Avec la permission du Département d'archéologie, Memorial University of Newfoundland, St. John's, T.-N.-L.

Poids de plomb, vers 1675
Poids de plomb, vers 1675
Un bon exemple d'un poids de plomb datant de 1675. Il servait à lester une ligne à main. Ce poids a été retrouvé sur le site archéologique de Ferryland.

Avec la permission du Département d'archéologie, Memorial University of Newfoundland, St. John's, T.-N.-L.

Les pêcheurs démontent ou abandonnent la majorité du matériel. Le coût de remplacement des installations est pourtant très élevé et les meilleures installations sont l'objet de toutes les convoitises. L'habitude est alors prise de laisser des hommes sur l'île pendant l'hiver. Vers les années 1670, entre 2000 et 3000 hommes habitent Terre-Neuve toute l'année. Impossible toutefois de savoir s'ils s'y établissaient de façon permanente.

Le marché du poisson

Lorsque les bateaux de pêche prennent le chemin du retour avec les équipages, d'autres navires se dirigent vers les marchés avec leur cargaison de poisson. On appelait sack ships , ces bateaux consacrés au transport des cargaisons. À leur arrivée à Terre-Neuve en juillet, on commence le chargement du poisson pour quitter l'île absolument en septembre sinon on n'obtient pas les meilleurs prix. Inévitablement, le premier arrivage est avantagé, que le navire accoste à Cadiz, Lisbonne, Oporto, Bilbao ou tout autre port de l'Europe méridionale. Sa cargaison de poisson rapporte généralement entre 15 et 20 shillings du quintal. Le prix des arrivages ultérieurs s'élève à 10 shillings ou moins selon la qualité de la marchandise.
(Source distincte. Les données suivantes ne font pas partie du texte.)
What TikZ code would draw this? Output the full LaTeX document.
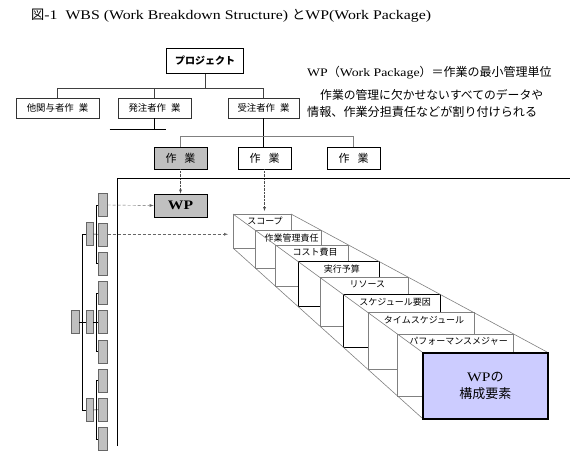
\documentclass[tikz,border=0pt]{standalone}
\usepackage{fontspec}
\setmainfont{Liberation Serif}[FakeStretch=1.2]
\newfontfamily\jp{Noto Sans CJK JP}
\usepackage{xcolor}
\usepackage{tikz}
\usetikzlibrary{positioning}

\definecolor{boxgray}{HTML}{C0C0C0}
\definecolor{cardgray}{HTML}{808080}
\definecolor{wpblue}{HTML}{CCCCFF}

\begin{document}
\begin{tikzpicture}[x=1pt, y=-1pt,
		wbsbox/.style={rectangle, draw=black!80, fill=white, minimum height=20pt, inner sep=1pt, font=\jp\fontsize{9.4}{10}\selectfont},
		workbox/.style={rectangle, draw, line width=0.8pt, minimum width=53pt, minimum height=22pt, inner sep=0pt, font=\jp\fontsize{11}{12}\selectfont},
		leaf/.style={rectangle, draw=black!60, fill=boxgray, minimum width=9pt, minimum height=23pt, inner sep=0pt},
		cardlabel/.style={inner sep=0pt, font=\jp\fontsize{9}{10}\selectfont},
		link/.style={densely dashed, black!60, -latex},
		drop/.style={densely dotted, black!70, -latex}]
		\useasboundingbox (0,0) rectangle (570,458);
		
		% Title and notes
		\node [anchor=base west, inner sep=0pt, font=\fontsize{13.2}{15}\selectfont] (title) at (31,19) {{\jp 図}-1\ \ WBS (Work Breakdown Structure) {\jp と}WP(Work Package)};
		\node [anchor=base west, inner sep=0pt, font=\fontsize{11.5}{13}\selectfont] (defn) at (307,76) {WP{\jp\fontsize{12}{13}\selectfont （}Work Package{\jp\fontsize{12}{13}\selectfont ）＝作業の最小管理単位}};
		\node [anchor=base west, inner sep=0pt, font=\jp\fontsize{11.8}{13}\selectfont] (note1) at (320,99.5) {作業の管理に欠かせないすべてのデータや};
		\node [anchor=base west, inner sep=0pt, font=\jp\fontsize{12.1}{13}\selectfont] (note2) at (307,116.5) {情報、作業分担責任などが割り付けられる};
		
		% Nodes
		\node [rectangle, draw, line width=1.5pt, minimum width=77pt, minimum height=25pt, font=\jp\bfseries\fontsize{10}{12}\selectfont] (project) at (205,61) {プロジェクト};
		\node [wbsbox, minimum width=83pt] (other) at (57.5,108) {他関与者作\hspace{5pt}業};
		\node [wbsbox, minimum width=73pt] (client) at (154.5,108) {発注者作\hspace{5pt}業};
		\node [wbsbox, minimum width=71pt] (contractor) at (263.5,108) {受注者作\hspace{5pt}業};
		\node [workbox, fill=boxgray] (work1) at (180.5,158) {作\hspace{8pt}業};
		\node [workbox, fill=white] (work2) at (264.5,158) {作\hspace{8pt}業};
		\node [workbox, fill=white] (work3) at (353.5,158) {作\hspace{8pt}業};
		\node [workbox, fill=boxgray, minimum height=23pt, font=\bfseries\fontsize{13}{14}\selectfont] (wp) at (180.5,205.5) {WP};
		
		% Arrows
		\draw [black!75] (project.south) -- (project.south |- 0,88);
		\draw [black!75] (other.north) -- (other.north |- 0,88) -| (contractor.north);
		\draw [black!75] (client.north) -- (client.north |- 0,88);
		\draw (client.south) -- ++(0,11) coordinate (stub);
		\draw ([xshift=-45pt]stub) -- ([xshift=11pt]stub);
		\draw (contractor.south) -- (contractor.south |- work2.north);
		\draw [cardgray] (work1.north) -- (work1.north |- 0,136) -| (work3.north);
		\coordinate (scopetop) at (264.5,211);
		\draw [drop] (work1.south) -- (wp.north);
		\draw [drop] (work2.south) -- (scopetop);
		
		% Frame
		\draw [line width=0.6pt] (117,446) -- (117,178) -- (570,178);
		
		% Left tree
		\foreach \i in {0,...,8}
			\node [leaf] (l\i) at (103,{205+29.25*\i}) {};
		\node [leaf, minimum width=7pt] (m0) at (89.5,234) {};
		\node [leaf, minimum width=7pt] (m1) at (89.5,322) {};
		\node [leaf, minimum width=7pt] (m2) at (89.5,410) {};
		\node [leaf, minimum width=8pt] (root) at (75,322) {};
		\draw (root) -- (m1);
		\draw (m0.west) -- ++(-4,0) |- (m2.west);
		\foreach \g/\a/\b/\c in {0/0/1/2, 1/3/4/5, 2/6/7/8} {
			\draw (m\g.east) -- (l\b.west);
			\draw (l\a.west) -- ++(-2,0) |- (l\c.west);
		}
		\coordinate (scopeleft) at (228,234.25);
		\draw [link] (l0.east) -- (wp.west);
		\draw [link] (l1.east) -- (scopeleft);
		
		% Cards of the WP
		\foreach \k/\s/\c/\lab in {0/0/cardgray/スコープ, 1/0.12/cardgray/作業管理責任, 2/0.225/cardgray/コスト費目, 3/0.345/black/実行予算, 4/0.46/cardgray/リソース, 5/0.585/black/スケジュール要因, 6/0.715/cardgray/タイムスケジュール, 7/0.87/cardgray/パフォーマンスメジャー} {
			\draw [draw=\c, fill=white, line width=0.6pt] ({233+189*\s},{214+138*\s}) rectangle ({291+256*\s},{248+170*\s});
			\node [cardlabel, anchor=base] (card\k) at ({265+222.5*\s},{224.5+138*\s}) {\lab};
		}
		\draw [cardgray, line width=0.6pt] (233,214) -- (422,352);
		\draw [cardgray, line width=0.6pt] (233,248) -- (422,418);
		\draw [cardgray, line width=0.6pt] (291,214) -- (547,352);
		\node [rectangle, draw, line width=1.8pt, fill=wpblue, anchor=north west, minimum width=125pt, minimum height=66pt, align=center, font=\jp\fontsize{13}{17}\selectfont] (elements) at (422,352) {{\rmfamily WP}の\\構成要素};
	\end{tikzpicture}
\end{document}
Les prix diffèrent tellement que des bateaux repartent en direction de l'Europe avant même d'avoir une pleine cargaison. En effet, le temps sacrifié au chargement risque d'être plus coûteux qu'un surplus de poisson. Après la vente de sa cargaison, le capitaine en cherche une deuxième, que ce soit dans le port d'arrivée ou un autre. Il finit par rentrer en Angleterre, mais pas avant d'avoir livré, au préalable, d'autres cargaisons sur les instructions d'un entrepreneur marchand dont les activités commerciales sont diversifiées. Ainsi, un navire peut partir vers l'Amérique avec une cargaison de fruits et de vins espagnols, d'articles de ferronnerie et de soie et repartir ensuite en direction de Terre-Neuve ou des Antilles avec une autre.

Si la pêche à Terre-Neuve est saisonnière, l'industrie de la pêche ou le commerce du poisson ne l'est pas. Les activités de l'entrepreneur marchand s'étirent sur toute l'année. En hiver, il s'occupe de l'armement du bateau. Au printemps, il se rend Terre-Neuve. En été, la pêche accapare tout son temps. En automne, il ramène son équipage en Angleterre et le poisson séché au marché. Ces activités effrénées en font une affaire complexe.